KR David Gilreath (Wisconsin-2011): Gilreath, like Larrone Moore and (Brandon James before them) is essentially a return specialist. While he was a WR at Wisconsin, he only had 67 receptions over his career with a little over a thousand yards. There are two explanations for that occurrence though. The first is that behind Lance Kendricks, and 3-1,000 yard rushers at Wisconsin, and given their run heavy offense, it is exceptionally difficult to get many targets. The other train of thought is that if Gilreath truly good, he would have stood out enough to warrant being targeted more — even in a run heavy offense. Either way, Gilreath’s primary talent is that he has some home run speed behind him. Unless he is a rare special talent as a returner, he stands very little chance beating dual threat skill players like Blair White, Joe Horn, and Devin Moore for a spot on the roster.
KR Larrone Moore (Delaware State-2011): Moore, like Gilreath, is a return ONLY type guy in the mold of Brandon James from last year.

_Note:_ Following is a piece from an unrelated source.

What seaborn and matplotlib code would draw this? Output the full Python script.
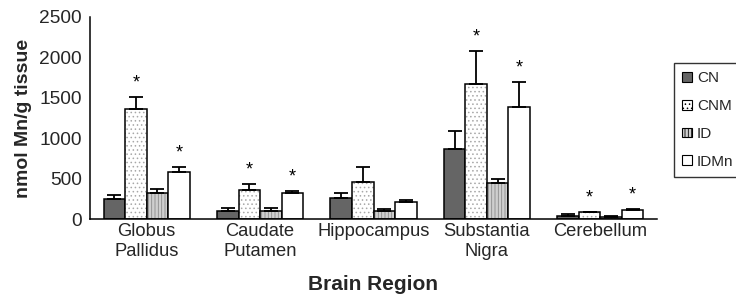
import numpy as np
import pandas as pd
import matplotlib
matplotlib.use("Agg")
import matplotlib.pyplot as plt
import matplotlib.colors as mcolors
from matplotlib.patches import Patch
import seaborn as sns

regions = ["Globus\nPallidus", "Caudate\nPutamen", "Hippocampus", "Substantia\nNigra", "Cerebellum"]
groups = ["CN", "CNM", "ID", "IDMn"]
cn = [244, 99, 264, 866, 37]
cnm = [1365, 355, 454, 1667, 87]
id_ = [318, 95, 95, 449, 30]
idmn = [585, 322, 210, 1390, 115]
cn_err = [53, 41, 58, 223, 21]
cnm_err = [149, 82, 193, 412, 5]
id_err = [57, 41, 25, 46, 8]
idmn_err = [62, 21, 21, 302, 6]
stars = [[False, True, False, True],
         [False, True, False, True],
         [False, False, False, False],
         [False, True, False, True],
         [False, True, False, True]]

sns.set_theme(style="white")
plt.rcParams["font.family"] = ["Liberation Sans", "DejaVu Sans"]
plt.rcParams["hatch.linewidth"] = 0.6

values = {"CN": cn, "CNM": cnm, "ID": id_, "IDMn": idmn}
errors = {"CN": cn_err, "CNM": cnm_err, "ID": id_err, "IDMn": idmn_err}
rows = []
for g in groups:
    for r, v in zip(regions, values[g]):
        rows.append({"region": r, "group": g, "value": v})
df = pd.DataFrame(rows)

fills = {"CN": "#656565", "CNM": "#ffffff", "ID": "#cfcfcf", "IDMn": "#ffffff"}
hatches = {"CN": "", "CNM": "....", "ID": "|||||", "IDMn": ""}
hatch_cols = {"CN": "#656565", "CNM": "#a8a8a8", "ID": "#8a8a8a", "IDMn": "#ffffff"}

fig = plt.figure(figsize=(7.36, 2.95), dpi=100)
ax = fig.add_axes([90/736, 1-219/295, (657-90)/736, (219-17)/295])

sns.barplot(data=df, x="region", y="value", hue="group", order=regions, hue_order=groups,
            palette=fills, edgecolor="black", linewidth=1.1, width=0.76, gap=0,
            errorbar=None, legend=False, ax=ax)

for gi, (g, cont) in enumerate(zip(groups, ax.containers)):
    for ri, bar in enumerate(cont):
        bar.set_hatch(hatches[g])
        bar._hatch_color = mcolors.to_rgba(hatch_cols[g])
        x = bar.get_x() + bar.get_width() / 2
        h = bar.get_height()
        e = errors[g][ri]
        ax.errorbar(x, h, yerr=[[0], [e]], color="black", capsize=5, capthick=1.3,
                    elinewidth=1.3, fmt="none", zorder=1)
        if stars[ri][gi]:
            ax.annotate("*", (x, h + e), xytext=(0, 10), textcoords="offset points",
                        ha="center", va="center", fontsize=13, color="black")

ax.set_ylim(0, 2500)
ax.set_yticks(np.arange(0, 2501, 500))
ax.set_xlim(-0.5, len(regions) - 0.5)
ax.set_xticks(range(len(regions)))
ax.set_xticklabels(regions, fontsize=13.2, linespacing=1.2)
ax.set_xticks(np.arange(-0.5, len(regions), 1.0), minor=True)
ax.tick_params(axis="x", which="major", length=0, pad=3)
ax.tick_params(axis="x", which="minor", length=4, width=1, color="black", direction="out")
ax.tick_params(axis="y", length=4, width=1, color="black", direction="out", labelsize=13.8, pad=2)
for s in ["top", "right"]:
    ax.spines[s].set_visible(False)
for s in ["left", "bottom"]:
    ax.spines[s].set_color("black")
    ax.spines[s].set_linewidth(1.1)

ax.set_xlabel("Brain Region", fontsize=15, fontweight="bold", labelpad=11)
ax.set_ylabel("nmol Mn/g tissue", fontsize=14, fontweight="bold", labelpad=5)

handles = []
for g in groups:
    p = Patch(facecolor=fills[g], edgecolor="black", hatch=hatches[g], linewidth=0.8, label=g)
    handles.append(p)
leg = fig.legend(handles=handles, loc="upper left", bbox_to_anchor=(674/736, 1-63/295),
                 frameon=True, fancybox=False, edgecolor="black", fontsize=11,
                 handlelength=0.6, handleheight=0.6, handletextpad=0.35, labelspacing=0.9,
                 borderpad=0.55, borderaxespad=0)
leg.get_frame().set_linewidth(1.0)

fig.savefig("out.png", dpi=100)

While he was utilized as a wide receiver at Delaware State, his hands and route-running leave a lot to be desired as an NFL Wide Receiver. It will come down mostly to his ability to overcome the very poor blocking that is typical of Colts kickoff returns.
Moore even has the resume of a quality return man with a low 4.4 forty time and a Short Shuttle time of 4.18 (spectacular). What may hold him back is his catching technique. As Brandon James demonstrated last year, it doesn’t matter how slippery you are with the ball in your hands, if you can’t catch a kick off, you aren’t going to work out. Moore catches the ball with his body too much, which leads to the ball bouncing off his chest or falling through his arms, both of which can be devastating for a return specialist. Even if Moore shows great potential, his use as a WR will be limited, which hurts his stock quite a bit. At best, look for Larrone to be a practice squad addition, like Brandon James before him.